● **What you should do**
Please print exactly the lines below, from the start of the material up to and including the line with "end = np.pi / 2 - frac[1:] * 2 * np.pi", but none of the pictures.

● **Material provided**

=======

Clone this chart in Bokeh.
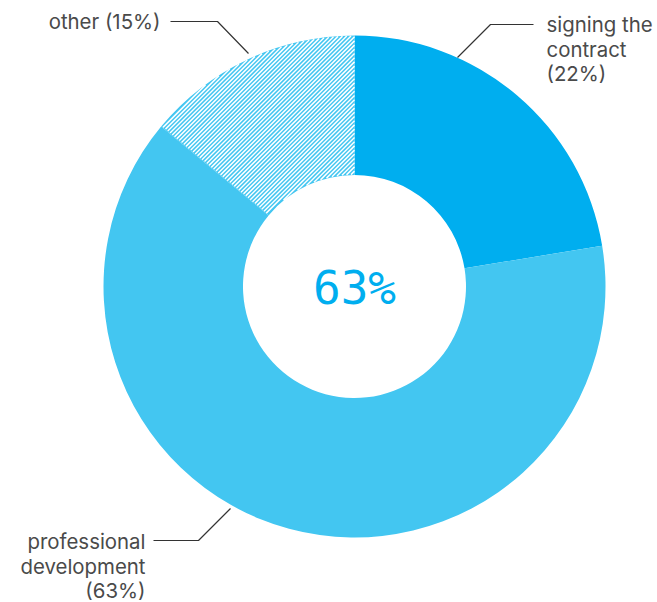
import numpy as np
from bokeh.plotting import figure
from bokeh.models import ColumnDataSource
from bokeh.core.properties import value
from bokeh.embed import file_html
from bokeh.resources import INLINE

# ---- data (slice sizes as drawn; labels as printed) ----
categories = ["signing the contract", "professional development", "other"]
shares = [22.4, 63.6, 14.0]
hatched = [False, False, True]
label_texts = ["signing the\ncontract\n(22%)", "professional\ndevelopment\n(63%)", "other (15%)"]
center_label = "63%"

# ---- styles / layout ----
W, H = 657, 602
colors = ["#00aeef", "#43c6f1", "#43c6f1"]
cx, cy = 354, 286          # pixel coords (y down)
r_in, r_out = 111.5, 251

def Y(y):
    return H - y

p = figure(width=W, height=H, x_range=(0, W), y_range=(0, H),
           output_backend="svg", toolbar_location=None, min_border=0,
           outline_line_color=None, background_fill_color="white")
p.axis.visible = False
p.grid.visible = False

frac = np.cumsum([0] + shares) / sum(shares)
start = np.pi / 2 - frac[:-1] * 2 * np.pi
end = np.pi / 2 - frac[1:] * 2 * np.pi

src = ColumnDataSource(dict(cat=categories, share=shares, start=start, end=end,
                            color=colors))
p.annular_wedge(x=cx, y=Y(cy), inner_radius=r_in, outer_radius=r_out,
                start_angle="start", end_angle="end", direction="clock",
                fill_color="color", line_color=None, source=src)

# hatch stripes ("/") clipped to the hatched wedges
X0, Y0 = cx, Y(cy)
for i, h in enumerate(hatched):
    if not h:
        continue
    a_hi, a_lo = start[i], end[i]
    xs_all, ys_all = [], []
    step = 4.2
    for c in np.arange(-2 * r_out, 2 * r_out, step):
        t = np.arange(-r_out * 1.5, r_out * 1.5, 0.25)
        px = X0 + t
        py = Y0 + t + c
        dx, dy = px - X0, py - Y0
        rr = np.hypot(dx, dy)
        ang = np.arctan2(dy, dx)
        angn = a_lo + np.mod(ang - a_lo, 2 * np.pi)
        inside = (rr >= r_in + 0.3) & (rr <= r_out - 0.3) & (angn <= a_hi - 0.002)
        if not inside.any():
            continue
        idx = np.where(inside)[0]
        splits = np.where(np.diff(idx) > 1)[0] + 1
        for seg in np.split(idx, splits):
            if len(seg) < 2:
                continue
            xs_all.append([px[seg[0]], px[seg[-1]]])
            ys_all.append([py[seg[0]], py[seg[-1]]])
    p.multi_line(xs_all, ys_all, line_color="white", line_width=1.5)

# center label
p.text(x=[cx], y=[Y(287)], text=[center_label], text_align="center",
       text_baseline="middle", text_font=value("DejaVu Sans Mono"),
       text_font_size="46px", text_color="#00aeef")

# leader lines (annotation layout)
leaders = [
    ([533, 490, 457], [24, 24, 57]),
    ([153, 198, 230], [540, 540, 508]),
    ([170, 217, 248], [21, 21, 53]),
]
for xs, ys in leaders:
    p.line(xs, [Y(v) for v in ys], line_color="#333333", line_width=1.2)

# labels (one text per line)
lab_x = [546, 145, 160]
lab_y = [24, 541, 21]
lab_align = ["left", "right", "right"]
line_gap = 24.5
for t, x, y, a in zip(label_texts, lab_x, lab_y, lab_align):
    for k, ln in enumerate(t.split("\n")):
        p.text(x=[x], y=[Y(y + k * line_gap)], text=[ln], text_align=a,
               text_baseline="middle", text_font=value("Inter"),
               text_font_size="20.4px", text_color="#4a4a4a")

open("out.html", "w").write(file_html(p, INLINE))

=======

● **Solution to this exercise**
Clone this chart in Bokeh.
import numpy as np
from bokeh.plotting import figure
from bokeh.models import ColumnDataSource
from bokeh.core.properties import value
from bokeh.embed import file_html
from bokeh.resources import INLINE

# ---- data (slice sizes as drawn; labels as printed) ----
categories = ["signing the contract", "professional development", "other"]
shares = [22.4, 63.6, 14.0]
hatched = [False, False, True]
label_texts = ["signing the\ncontract\n(22%)", "professional\ndevelopment\n(63%)", "other (15%)"]
center_label = "63%"

# ---- styles / layout ----
W, H = 657, 602
colors = ["#00aeef", "#43c6f1", "#43c6f1"]
cx, cy = 354, 286          # pixel coords (y down)
r_in, r_out = 111.5, 251

def Y(y):
    return H - y

p = figure(width=W, height=H, x_range=(0, W), y_range=(0, H),
           output_backend="svg", toolbar_location=None, min_border=0,
           outline_line_color=None, background_fill_color="white")
p.axis.visible = False
p.grid.visible = False

frac = np.cumsum([0] + shares) / sum(shares)
start = np.pi / 2 - frac[:-1] * 2 * np.pi
end = np.pi / 2 - frac[1:] * 2 * np.pi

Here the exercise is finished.